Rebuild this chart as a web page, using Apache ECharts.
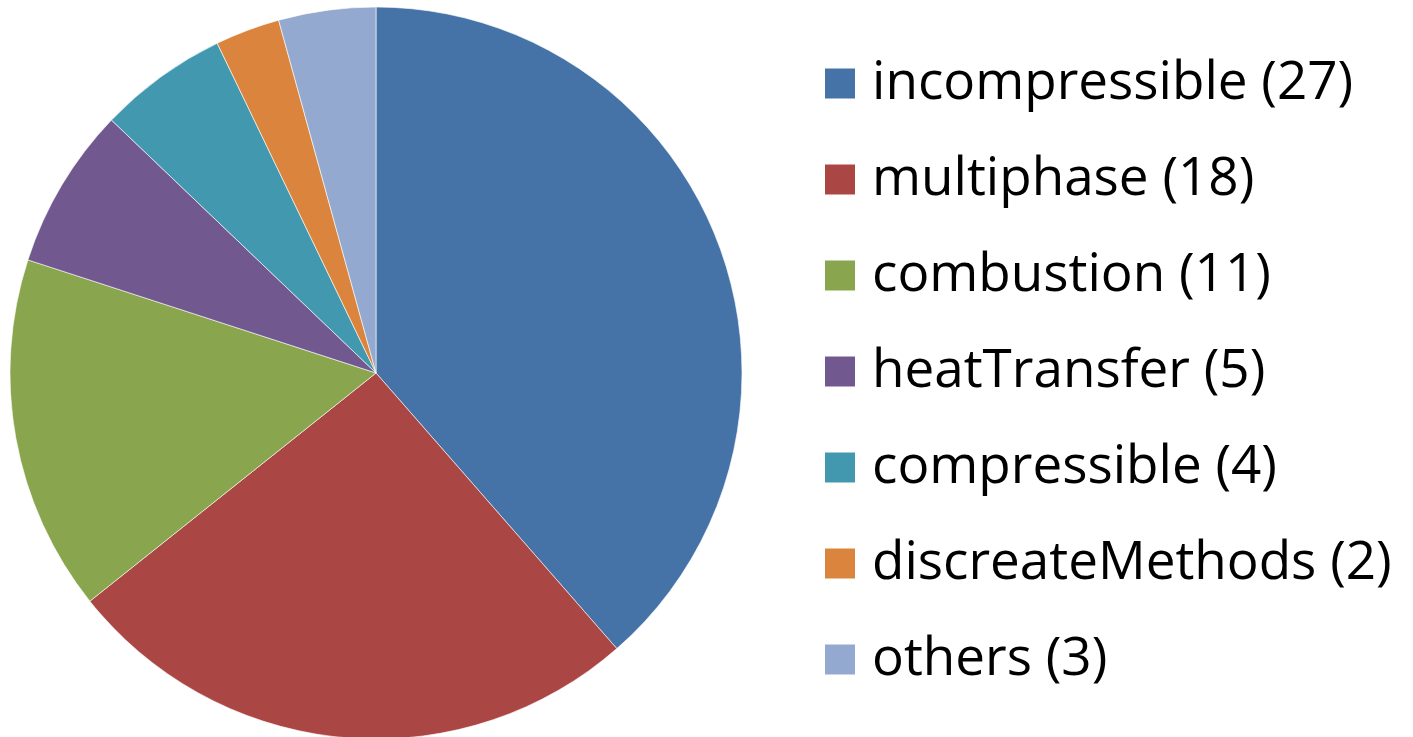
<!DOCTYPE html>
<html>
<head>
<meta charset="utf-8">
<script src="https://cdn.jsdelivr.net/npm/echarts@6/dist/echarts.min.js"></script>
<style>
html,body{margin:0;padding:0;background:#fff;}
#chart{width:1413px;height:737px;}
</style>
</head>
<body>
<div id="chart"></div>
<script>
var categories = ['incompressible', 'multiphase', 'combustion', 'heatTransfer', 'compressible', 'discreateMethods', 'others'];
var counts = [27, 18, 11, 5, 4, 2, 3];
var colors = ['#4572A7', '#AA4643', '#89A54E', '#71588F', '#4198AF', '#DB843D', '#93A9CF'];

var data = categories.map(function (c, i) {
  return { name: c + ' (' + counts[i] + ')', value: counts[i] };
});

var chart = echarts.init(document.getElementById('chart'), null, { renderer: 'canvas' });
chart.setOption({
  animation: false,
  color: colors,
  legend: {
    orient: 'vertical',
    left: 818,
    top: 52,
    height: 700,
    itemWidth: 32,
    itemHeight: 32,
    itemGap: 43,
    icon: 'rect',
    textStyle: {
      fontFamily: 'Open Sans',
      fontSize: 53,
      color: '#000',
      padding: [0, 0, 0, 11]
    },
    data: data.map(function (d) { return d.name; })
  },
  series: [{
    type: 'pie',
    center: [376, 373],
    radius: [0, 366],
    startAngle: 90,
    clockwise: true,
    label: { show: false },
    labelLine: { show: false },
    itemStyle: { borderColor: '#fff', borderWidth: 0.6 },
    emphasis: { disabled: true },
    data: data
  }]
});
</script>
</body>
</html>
——————————
### Task prompt
Repeat all the data as it stands, dropping any images it holds.

### Correct result
Rebuild this chart as a web page, using Apache ECharts.
<!DOCTYPE html>
<html>
<head>
<meta charset="utf-8">
<script src="https://cdn.jsdelivr.net/npm/echarts@6/dist/echarts.min.js"></script>
<style>
html,body{margin:0;padding:0;background:#fff;}
#chart{width:1413px;height:737px;}
</style>
</head>
<body>
<div id="chart"></div>
<script>
var categories = ['incompressible', 'multiphase', 'combustion', 'heatTransfer', 'compressible', 'discreateMethods', 'others'];
var counts = [27, 18, 11, 5, 4, 2, 3];
var colors = ['#4572A7', '#AA4643', '#89A54E', '#71588F', '#4198AF', '#DB843D', '#93A9CF'];

var data = categories.map(function (c, i) {
  return { name: c + ' (' + counts[i] + ')', value: counts[i] };
});

var chart = echarts.init(document.getElementById('chart'), null, { renderer: 'canvas' });
chart.setOption({
  animation: false,
  color: colors,
  legend: {
    orient: 'vertical',
    left: 818,
    top: 52,
    height: 700,
    itemWidth: 32,
    itemHeight: 32,
    itemGap: 43,
    icon: 'rect',
    textStyle: {
      fontFamily: 'Open Sans',
      fontSize: 53,
      color: '#000',
      padding: [0, 0, 0, 11]
    },
    data: data.map(function (d) { return d.name; })
  },
  series: [{
    type: 'pie',
    center: [376, 373],
    radius: [0, 366],
    startAngle: 90,
    clockwise: true,
    label: { show: false },
    labelLine: { show: false },
    itemStyle: { borderColor: '#fff', borderWidth: 0.6 },
    emphasis: { disabled: true },
    data: data
  }]
});
</script>
</body>
</html>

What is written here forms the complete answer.